* Work to complete *
Skip all pictures. Write out the data below from its first line through the line that contains "11.73, 13.78, 15.44];".

* Source excerpt *

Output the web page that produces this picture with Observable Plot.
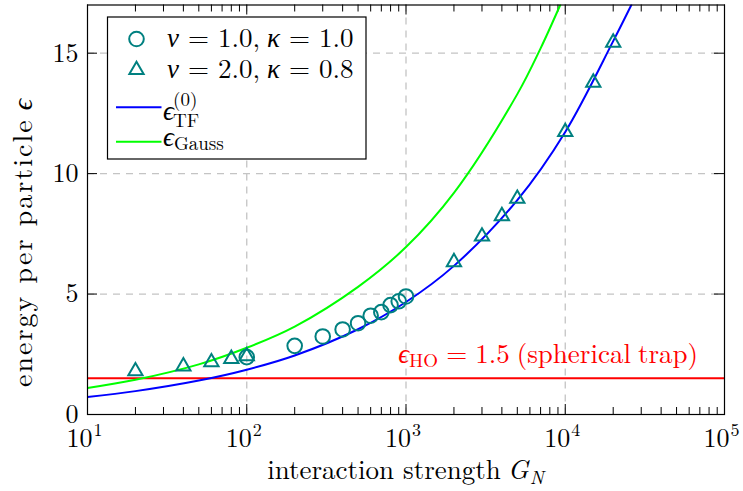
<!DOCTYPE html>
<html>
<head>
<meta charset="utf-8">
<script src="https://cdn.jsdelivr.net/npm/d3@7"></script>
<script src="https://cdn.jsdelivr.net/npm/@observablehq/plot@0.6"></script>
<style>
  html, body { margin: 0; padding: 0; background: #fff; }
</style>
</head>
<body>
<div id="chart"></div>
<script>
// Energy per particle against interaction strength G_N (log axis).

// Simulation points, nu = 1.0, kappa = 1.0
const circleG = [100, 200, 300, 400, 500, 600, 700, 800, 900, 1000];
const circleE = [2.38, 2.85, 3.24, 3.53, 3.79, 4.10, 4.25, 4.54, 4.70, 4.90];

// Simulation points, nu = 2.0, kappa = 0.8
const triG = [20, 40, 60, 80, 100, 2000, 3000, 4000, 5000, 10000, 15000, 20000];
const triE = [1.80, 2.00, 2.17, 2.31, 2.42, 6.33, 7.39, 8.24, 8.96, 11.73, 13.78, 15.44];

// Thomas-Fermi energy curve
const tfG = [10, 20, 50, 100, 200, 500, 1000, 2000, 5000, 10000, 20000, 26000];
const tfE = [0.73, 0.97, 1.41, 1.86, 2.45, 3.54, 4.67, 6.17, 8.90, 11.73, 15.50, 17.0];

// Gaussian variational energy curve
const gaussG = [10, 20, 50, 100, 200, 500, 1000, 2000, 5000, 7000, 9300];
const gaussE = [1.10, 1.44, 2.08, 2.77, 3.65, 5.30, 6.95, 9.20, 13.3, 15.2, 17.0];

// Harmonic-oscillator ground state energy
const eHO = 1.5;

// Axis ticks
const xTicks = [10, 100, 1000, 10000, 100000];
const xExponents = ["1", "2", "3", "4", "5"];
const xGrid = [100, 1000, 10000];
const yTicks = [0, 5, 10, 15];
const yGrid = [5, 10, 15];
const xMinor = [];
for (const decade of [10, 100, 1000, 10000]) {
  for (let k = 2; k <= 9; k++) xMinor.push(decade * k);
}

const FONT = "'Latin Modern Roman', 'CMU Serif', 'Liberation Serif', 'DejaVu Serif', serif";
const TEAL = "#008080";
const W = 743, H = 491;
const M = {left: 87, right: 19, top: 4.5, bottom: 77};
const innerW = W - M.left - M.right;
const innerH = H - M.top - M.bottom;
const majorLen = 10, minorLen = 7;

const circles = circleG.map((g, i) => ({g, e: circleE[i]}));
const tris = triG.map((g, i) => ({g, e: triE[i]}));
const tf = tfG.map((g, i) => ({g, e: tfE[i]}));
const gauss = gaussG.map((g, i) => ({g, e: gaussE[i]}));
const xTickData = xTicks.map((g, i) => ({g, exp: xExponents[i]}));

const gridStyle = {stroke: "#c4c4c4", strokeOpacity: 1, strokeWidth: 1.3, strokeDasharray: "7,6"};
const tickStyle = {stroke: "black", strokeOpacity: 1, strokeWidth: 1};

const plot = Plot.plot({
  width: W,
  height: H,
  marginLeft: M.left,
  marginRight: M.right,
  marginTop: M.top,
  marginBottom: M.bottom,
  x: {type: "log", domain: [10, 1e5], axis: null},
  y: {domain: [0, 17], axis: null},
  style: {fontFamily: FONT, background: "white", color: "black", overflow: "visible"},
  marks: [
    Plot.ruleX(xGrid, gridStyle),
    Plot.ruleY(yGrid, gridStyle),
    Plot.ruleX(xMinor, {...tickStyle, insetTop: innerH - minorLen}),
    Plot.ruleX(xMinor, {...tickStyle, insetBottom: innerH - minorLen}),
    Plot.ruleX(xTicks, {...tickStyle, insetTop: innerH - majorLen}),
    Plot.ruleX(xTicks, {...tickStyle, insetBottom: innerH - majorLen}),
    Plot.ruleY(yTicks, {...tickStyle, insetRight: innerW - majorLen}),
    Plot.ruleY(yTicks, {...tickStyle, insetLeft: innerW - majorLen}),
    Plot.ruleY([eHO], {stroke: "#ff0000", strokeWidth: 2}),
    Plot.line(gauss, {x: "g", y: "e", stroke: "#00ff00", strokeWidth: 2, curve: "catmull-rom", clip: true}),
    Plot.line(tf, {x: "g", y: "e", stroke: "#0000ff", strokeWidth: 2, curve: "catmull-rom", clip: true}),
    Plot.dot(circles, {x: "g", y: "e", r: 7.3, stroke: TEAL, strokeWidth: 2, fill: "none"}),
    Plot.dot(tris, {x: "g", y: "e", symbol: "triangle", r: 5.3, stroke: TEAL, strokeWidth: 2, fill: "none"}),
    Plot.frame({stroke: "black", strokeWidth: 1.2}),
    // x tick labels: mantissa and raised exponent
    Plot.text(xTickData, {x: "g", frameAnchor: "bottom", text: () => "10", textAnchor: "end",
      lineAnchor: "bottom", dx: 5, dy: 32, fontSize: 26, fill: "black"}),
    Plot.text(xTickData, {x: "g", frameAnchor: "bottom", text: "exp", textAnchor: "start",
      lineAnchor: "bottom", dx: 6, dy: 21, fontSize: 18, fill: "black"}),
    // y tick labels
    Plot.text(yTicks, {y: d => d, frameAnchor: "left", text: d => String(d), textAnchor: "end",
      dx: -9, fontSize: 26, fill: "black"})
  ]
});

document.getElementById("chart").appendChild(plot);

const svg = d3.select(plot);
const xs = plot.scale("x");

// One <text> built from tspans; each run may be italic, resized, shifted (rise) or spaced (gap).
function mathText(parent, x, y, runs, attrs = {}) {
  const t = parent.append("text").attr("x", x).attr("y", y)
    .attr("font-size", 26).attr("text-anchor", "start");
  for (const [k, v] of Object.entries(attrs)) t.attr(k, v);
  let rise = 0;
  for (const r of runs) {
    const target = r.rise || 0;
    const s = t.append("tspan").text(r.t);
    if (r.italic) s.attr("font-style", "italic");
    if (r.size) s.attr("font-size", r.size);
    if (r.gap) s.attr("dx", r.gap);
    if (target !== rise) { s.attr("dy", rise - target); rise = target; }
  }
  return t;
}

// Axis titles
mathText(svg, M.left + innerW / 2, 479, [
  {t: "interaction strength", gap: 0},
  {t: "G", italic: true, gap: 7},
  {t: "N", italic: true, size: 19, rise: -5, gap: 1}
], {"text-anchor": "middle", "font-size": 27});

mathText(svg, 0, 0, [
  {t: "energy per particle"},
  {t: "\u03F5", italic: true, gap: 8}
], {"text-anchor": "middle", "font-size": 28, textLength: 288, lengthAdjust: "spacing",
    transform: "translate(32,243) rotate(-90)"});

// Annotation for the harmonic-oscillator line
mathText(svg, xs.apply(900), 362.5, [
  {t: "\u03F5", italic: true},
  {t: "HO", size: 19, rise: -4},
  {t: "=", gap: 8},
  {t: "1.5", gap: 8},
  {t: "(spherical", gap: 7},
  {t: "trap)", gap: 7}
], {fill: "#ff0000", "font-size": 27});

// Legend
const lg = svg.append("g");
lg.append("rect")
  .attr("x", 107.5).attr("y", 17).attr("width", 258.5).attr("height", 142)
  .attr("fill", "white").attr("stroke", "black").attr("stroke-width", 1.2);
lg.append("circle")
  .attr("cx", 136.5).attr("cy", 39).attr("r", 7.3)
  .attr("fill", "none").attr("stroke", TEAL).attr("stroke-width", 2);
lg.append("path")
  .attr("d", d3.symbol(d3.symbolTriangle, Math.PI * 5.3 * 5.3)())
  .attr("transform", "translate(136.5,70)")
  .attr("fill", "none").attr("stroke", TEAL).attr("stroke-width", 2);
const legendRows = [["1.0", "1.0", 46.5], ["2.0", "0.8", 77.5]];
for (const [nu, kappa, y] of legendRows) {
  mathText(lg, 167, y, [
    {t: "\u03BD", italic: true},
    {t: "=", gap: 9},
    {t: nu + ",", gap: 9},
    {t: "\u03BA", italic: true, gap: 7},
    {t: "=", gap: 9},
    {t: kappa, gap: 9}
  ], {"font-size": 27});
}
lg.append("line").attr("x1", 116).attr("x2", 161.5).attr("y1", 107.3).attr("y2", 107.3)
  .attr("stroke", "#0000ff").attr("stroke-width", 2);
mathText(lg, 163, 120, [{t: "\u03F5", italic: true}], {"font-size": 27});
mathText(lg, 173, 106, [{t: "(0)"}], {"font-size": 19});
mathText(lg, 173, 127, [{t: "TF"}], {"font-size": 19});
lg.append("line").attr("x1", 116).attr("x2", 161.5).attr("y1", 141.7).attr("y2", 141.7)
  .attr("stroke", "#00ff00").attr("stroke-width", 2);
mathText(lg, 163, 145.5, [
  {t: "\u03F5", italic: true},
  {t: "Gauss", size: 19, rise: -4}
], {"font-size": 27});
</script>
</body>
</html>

* Output of the exercise *
Output the web page that produces this picture with Observable Plot.
<!DOCTYPE html>
<html>
<head>
<meta charset="utf-8">
<script src="https://cdn.jsdelivr.net/npm/d3@7"></script>
<script src="https://cdn.jsdelivr.net/npm/@observablehq/plot@0.6"></script>
<style>
  html, body { margin: 0; padding: 0; background: #fff; }
</style>
</head>
<body>
<div id="chart"></div>
<script>
// Energy per particle against interaction strength G_N (log axis).

// Simulation points, nu = 1.0, kappa = 1.0
const circleG = [100, 200, 300, 400, 500, 600, 700, 800, 900, 1000];
const circleE = [2.38, 2.85, 3.24, 3.53, 3.79, 4.10, 4.25, 4.54, 4.70, 4.90];

// Simulation points, nu = 2.0, kappa = 0.8
const triG = [20, 40, 60, 80, 100, 2000, 3000, 4000, 5000, 10000, 15000, 20000];
const triE = [1.80, 2.00, 2.17, 2.31, 2.42, 6.33, 7.39, 8.24, 8.96, 11.73, 13.78, 15.44];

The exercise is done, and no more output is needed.